Tanya and I, as most other business owners, are tired of hearing how it's our fault people can't afford their lives; tired of being told we need to work harder so other people can have more; tired of being told we should be happy with having less, working more, being liable and responsible for everyone and everything, so other people can have a better life
— Che Stedman
Buddy, that's Tuesday, Wednesday, Thursday, and sometimes a Sunday for us. If you're just now getting upset about being told that… I mean, you can come over and I'll give you a cookie. It helps my mood. But definitely not my waistline.
Most other countries pay their servers a decent wage and don't make them rely on tips to survive and those countries have a shit ton of great restaurants that I've eaten at.
They have no rights to basically enslave people? Is that what they're bitching about? Businesses who can't/won't their employees a living wage shouldn't exist in the first place. They're normally those that life can go on without anyway.
"Make that path easier. Make it less expensive, make it more simple, streamline it. Instead of putting roadblocks in front of it, open it up. Guide people," Che said.
Moonstone Bistro owners, Che and Tanya Stedman
When asked whether they felt it was disrespectful to those who work minimum wage jobs to downplay their importance, the Stedmans were direct.
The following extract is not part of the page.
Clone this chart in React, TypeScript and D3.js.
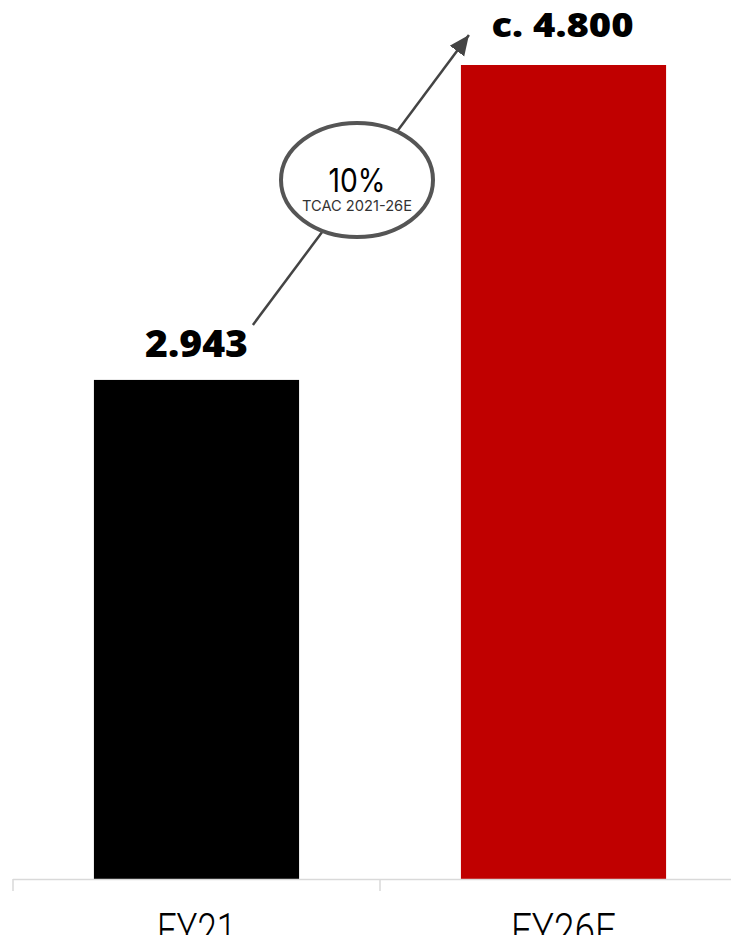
import React from "react";
import * as d3 from "d3";

const categories = ["FY21", "FY26E"];
const values = [2.943, 4.8];
const valueLabels = ["2.943", "c. 4.800"];
const barColors = ["#000000", "#C00000"];
const cagrValue = "10%";
const cagrLabel = "TCAC 2021-26E";

const W = 739;
const H = 943;

export default function App() {
  const x = d3
    .scaleBand<string>()
    .domain(categories)
    .range([13, 747])
    .paddingInner(0.441)
    .paddingOuter(0.2205);
  const y = d3.scaleLinear().domain([0, 4.8]).range([879, 65]);
  const bw = x.bandwidth();

  const x0 = (x(categories[0]) as number) + bw * 0.775;
  const y0 = y(values[0]) - 55;
  const x1 = (x(categories[1]) as number) + 8;
  const y1 = y(values[1]) - 30;
  const cx = 357;
  const cy = 180;

  const catWidths = [79, 105];
  const valSizes = [37, 34];
  const valWidths = [103, 142];
  const valBase = [357, 37];

  return (
    <div style={{ margin: -8 }}>
      <svg width={W} height={H} style={{ display: "block", background: "#fff" }}>
        <defs>
          <marker
            id="ah2"
            viewBox="0 0 10 10"
            refX="10"
            refY="5"
            markerWidth="20"
            markerHeight="20"
            orient="auto"
            markerUnits="userSpaceOnUse"
          >
            <path d="M0,0.5 L10,5 L0,9.5 z" fill="#444" />
          </marker>
        </defs>
        {categories.map((c, i) => (
          <rect
            key={c}
            x={x(c)}
            y={y(values[i])}
            width={bw}
            height={y(0) - y(values[i])}
            fill={barColors[i]}
          />
        ))}
        <line x1={13} x2={W} y1={879.5} y2={879.5} stroke="#d9d9d9" strokeWidth={1.5} />
        {[13, 380].map((t) => (
          <line key={t} x1={t} x2={t} y1={879} y2={891} stroke="#d9d9d9" strokeWidth={1.5} />
        ))}
        {categories.map((c, i) => (
          <text
            key={c}
            x={(x(c) as number) + bw / 2 - catWidths[i] / 2}
            y={946}
            fontFamily="Roboto, sans-serif"
            fontWeight={300}
            fontSize={46}
            textLength={catWidths[i]}
            lengthAdjust="spacingAndGlyphs"
            fill="#000"
          >
            {c}
          </text>
        ))}
        {categories.map((c, i) => (
          <text
            key={c + "v"}
            x={(x(c) as number) + bw / 2 - valWidths[i] / 2 + (i === 1 ? -1 : 0)}
            y={valBase[i]}
            fontFamily="'Open Sans', sans-serif"
            fontWeight={800}
            fontSize={valSizes[i]}
            textLength={valWidths[i]}
            lengthAdjust="spacingAndGlyphs"
            fill="#000"
          >
            {valueLabels[i]}
          </text>
        ))}
        <line x1={x0} y1={y0} x2={x1} y2={y1} stroke="#444" strokeWidth={2.5} markerEnd="url(#ah2)" />
        <ellipse cx={cx} cy={cy} rx={76} ry={57} fill="#fff" stroke="#555" strokeWidth={4} />
        <text
          x={cx - 28.5}
          y={192}
          fontFamily="Inter, sans-serif"
          fontSize={33}
          textLength={57}
          lengthAdjust="spacingAndGlyphs"
          fill="#000"
        >
          {cagrValue}
        </text>
        <text
          x={cx - 55}
          y={211}
          fontFamily="Inter, sans-serif"
          fontSize={14.5}
          textLength={110}
          lengthAdjust="spacingAndGlyphs"
          fill="#333"
        >
          {cagrLabel}
        </text>
      </svg>
    </div>
  );
}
"Tanya and I are the reason why this business exists, not the opposite," Che told KRCR's Sam Chimenti on Wednesday. "If we stopped working, these jobs disappear. Don't make it sound like we're terrible because we're undervaluing people's work. I think it's time for us to understand that our work is being undervalued, and that we're being told that we are terrible people because we are not giving enough."
I mean the difference between them and they employees is that they can sell their restaurant when they want to quit at a good profit while their employees have to leave with only the clothes on their back.